__INFORMATION SHOWN__.
>> Begin
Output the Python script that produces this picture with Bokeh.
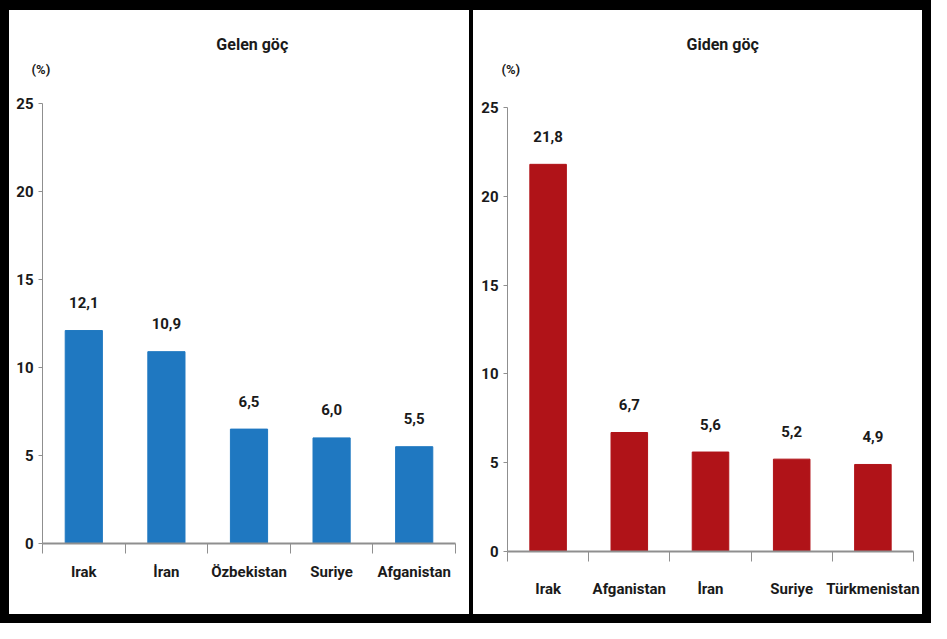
>> End
>> Begin
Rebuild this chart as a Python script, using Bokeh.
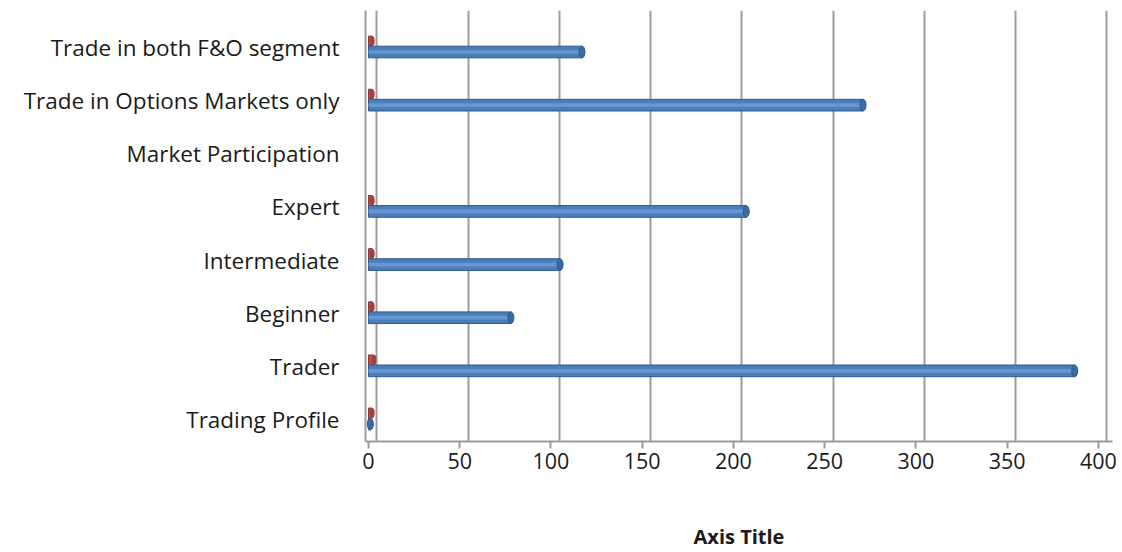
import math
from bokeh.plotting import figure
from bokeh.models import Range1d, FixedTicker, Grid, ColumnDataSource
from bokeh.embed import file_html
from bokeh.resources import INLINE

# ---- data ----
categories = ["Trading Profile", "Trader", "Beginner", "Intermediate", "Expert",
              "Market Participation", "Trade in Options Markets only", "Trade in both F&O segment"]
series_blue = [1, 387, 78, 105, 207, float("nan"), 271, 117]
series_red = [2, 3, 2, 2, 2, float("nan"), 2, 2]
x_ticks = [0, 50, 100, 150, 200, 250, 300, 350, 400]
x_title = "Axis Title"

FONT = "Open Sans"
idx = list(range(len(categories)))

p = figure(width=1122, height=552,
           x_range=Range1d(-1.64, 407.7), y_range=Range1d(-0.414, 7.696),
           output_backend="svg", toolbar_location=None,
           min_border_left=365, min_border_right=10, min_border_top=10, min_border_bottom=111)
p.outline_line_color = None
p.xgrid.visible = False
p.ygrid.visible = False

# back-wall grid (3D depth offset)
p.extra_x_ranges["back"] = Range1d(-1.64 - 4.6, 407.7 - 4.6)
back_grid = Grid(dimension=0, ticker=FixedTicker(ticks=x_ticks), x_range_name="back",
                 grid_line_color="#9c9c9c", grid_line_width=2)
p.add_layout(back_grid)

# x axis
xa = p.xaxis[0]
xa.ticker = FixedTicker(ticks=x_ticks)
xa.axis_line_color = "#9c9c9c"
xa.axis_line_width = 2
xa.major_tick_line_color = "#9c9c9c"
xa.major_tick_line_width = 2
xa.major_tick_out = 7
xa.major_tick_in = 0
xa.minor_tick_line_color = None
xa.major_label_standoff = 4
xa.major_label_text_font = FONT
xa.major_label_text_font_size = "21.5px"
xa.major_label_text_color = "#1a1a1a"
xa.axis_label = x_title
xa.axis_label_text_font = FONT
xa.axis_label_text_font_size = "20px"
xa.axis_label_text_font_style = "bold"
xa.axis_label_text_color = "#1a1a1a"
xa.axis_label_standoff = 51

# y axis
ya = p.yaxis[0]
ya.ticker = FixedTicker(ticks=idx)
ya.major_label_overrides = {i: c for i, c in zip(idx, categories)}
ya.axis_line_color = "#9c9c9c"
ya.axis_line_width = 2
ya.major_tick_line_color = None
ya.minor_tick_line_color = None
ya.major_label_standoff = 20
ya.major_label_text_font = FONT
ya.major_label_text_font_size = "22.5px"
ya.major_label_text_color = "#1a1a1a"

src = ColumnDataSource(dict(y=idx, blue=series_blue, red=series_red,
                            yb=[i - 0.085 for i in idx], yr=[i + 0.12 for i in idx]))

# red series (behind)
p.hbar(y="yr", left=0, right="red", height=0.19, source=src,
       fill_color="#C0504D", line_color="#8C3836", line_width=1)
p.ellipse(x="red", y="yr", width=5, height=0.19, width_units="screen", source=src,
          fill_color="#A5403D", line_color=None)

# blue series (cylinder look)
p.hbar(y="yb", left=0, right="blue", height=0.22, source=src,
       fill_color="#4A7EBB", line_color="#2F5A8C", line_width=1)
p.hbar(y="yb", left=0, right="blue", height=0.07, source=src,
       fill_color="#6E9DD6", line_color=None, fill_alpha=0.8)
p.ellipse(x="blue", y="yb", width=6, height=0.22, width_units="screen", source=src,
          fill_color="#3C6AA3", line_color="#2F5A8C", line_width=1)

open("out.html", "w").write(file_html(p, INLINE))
>> End
>> Begin
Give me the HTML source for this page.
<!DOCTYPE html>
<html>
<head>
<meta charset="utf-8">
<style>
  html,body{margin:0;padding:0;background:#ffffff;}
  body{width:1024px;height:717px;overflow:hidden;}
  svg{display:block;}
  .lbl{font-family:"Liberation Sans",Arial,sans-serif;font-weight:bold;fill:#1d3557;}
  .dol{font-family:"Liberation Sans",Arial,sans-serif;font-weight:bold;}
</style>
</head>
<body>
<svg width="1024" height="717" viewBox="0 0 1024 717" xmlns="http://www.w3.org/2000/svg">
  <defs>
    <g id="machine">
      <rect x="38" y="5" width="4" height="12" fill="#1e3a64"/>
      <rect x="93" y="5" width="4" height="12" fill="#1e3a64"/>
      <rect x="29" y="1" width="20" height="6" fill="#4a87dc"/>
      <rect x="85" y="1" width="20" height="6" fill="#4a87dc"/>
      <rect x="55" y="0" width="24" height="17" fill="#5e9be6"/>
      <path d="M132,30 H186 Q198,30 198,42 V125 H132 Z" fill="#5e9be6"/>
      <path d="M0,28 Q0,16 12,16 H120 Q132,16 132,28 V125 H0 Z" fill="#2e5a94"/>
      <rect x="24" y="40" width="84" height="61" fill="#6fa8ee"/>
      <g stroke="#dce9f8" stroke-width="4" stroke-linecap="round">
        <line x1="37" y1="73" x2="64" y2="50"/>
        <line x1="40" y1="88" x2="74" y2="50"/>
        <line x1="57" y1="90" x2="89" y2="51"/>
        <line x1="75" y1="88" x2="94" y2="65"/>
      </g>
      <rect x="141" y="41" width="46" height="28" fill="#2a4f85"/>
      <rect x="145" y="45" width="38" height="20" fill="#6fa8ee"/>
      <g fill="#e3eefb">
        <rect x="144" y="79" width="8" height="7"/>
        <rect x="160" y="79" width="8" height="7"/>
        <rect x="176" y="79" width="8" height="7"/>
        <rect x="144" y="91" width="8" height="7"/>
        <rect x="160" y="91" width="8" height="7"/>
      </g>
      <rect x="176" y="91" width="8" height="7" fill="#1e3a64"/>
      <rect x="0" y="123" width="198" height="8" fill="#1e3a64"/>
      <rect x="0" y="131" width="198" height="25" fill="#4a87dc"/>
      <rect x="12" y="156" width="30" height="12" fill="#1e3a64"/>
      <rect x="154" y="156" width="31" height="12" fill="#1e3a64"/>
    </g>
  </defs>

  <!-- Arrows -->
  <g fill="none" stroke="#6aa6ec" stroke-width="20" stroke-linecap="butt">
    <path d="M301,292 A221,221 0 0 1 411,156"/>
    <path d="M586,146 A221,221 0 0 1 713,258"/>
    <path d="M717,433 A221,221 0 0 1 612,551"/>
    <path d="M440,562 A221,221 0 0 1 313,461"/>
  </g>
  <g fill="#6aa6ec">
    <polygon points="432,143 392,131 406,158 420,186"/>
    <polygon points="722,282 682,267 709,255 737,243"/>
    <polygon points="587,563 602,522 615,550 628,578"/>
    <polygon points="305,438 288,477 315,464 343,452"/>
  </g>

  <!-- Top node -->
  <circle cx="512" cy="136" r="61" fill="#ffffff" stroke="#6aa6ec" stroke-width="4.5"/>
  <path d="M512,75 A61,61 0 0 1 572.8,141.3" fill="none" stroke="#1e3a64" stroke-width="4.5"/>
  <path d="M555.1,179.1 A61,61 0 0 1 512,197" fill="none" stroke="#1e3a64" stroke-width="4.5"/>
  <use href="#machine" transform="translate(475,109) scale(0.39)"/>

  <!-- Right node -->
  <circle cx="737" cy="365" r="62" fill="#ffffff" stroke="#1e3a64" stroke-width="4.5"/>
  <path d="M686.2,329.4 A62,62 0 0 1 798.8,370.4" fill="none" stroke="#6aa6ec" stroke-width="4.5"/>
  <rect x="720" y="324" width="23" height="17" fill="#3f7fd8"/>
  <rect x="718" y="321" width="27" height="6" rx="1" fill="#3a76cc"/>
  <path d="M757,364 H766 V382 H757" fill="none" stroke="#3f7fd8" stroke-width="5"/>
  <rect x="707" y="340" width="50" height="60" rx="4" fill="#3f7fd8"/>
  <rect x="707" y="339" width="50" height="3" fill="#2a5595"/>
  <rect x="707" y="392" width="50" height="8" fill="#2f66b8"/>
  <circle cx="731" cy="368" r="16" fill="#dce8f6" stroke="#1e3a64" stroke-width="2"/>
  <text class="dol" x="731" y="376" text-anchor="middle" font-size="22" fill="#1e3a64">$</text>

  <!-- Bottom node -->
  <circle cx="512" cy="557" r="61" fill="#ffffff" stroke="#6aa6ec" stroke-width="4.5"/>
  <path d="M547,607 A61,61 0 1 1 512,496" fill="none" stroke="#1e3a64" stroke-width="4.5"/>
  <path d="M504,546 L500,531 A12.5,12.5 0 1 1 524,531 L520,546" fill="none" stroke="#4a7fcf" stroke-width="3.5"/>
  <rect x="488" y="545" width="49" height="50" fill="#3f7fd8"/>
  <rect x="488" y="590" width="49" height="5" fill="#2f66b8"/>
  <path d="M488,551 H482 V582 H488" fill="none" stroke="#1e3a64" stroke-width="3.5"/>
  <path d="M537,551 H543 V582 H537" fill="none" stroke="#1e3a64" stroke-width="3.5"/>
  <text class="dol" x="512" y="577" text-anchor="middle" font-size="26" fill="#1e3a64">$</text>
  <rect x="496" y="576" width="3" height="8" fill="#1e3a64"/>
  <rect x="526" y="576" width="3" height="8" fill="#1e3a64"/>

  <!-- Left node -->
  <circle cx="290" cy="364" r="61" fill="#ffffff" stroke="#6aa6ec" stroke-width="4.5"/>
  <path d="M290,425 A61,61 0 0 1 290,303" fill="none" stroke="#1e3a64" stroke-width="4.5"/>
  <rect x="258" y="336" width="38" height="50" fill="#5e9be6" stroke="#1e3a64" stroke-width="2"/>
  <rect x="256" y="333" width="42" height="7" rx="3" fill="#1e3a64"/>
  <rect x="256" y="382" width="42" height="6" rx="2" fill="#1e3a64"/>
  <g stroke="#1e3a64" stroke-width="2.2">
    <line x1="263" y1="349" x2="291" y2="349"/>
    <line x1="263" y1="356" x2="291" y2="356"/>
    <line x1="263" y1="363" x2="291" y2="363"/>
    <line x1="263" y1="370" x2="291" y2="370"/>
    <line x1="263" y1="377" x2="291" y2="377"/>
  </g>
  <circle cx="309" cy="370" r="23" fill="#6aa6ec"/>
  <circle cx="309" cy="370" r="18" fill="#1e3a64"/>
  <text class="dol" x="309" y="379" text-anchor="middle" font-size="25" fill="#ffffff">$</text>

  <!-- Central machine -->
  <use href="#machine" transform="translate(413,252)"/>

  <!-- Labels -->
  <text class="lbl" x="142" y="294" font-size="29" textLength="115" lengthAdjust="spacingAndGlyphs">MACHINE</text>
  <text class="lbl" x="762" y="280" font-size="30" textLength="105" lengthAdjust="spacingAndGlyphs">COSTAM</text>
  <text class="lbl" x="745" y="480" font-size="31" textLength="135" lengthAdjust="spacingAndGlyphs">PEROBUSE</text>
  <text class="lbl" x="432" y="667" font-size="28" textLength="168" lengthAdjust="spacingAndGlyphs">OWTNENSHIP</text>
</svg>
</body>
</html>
>> End
__WHAT TO DO__. Copy exactly, and copy only, the lines from the one with "Rebuild this chart" to the one with "from bokeh.resources import INLINE", ends included. Pictures are not part of the copy.

__WRITTEN RESPONSE__.
Rebuild this chart as a Python script, using Bokeh.
import math
from bokeh.plotting import figure
from bokeh.models import Range1d, FixedTicker, Grid, ColumnDataSource
from bokeh.embed import file_html
from bokeh.resources import INLINE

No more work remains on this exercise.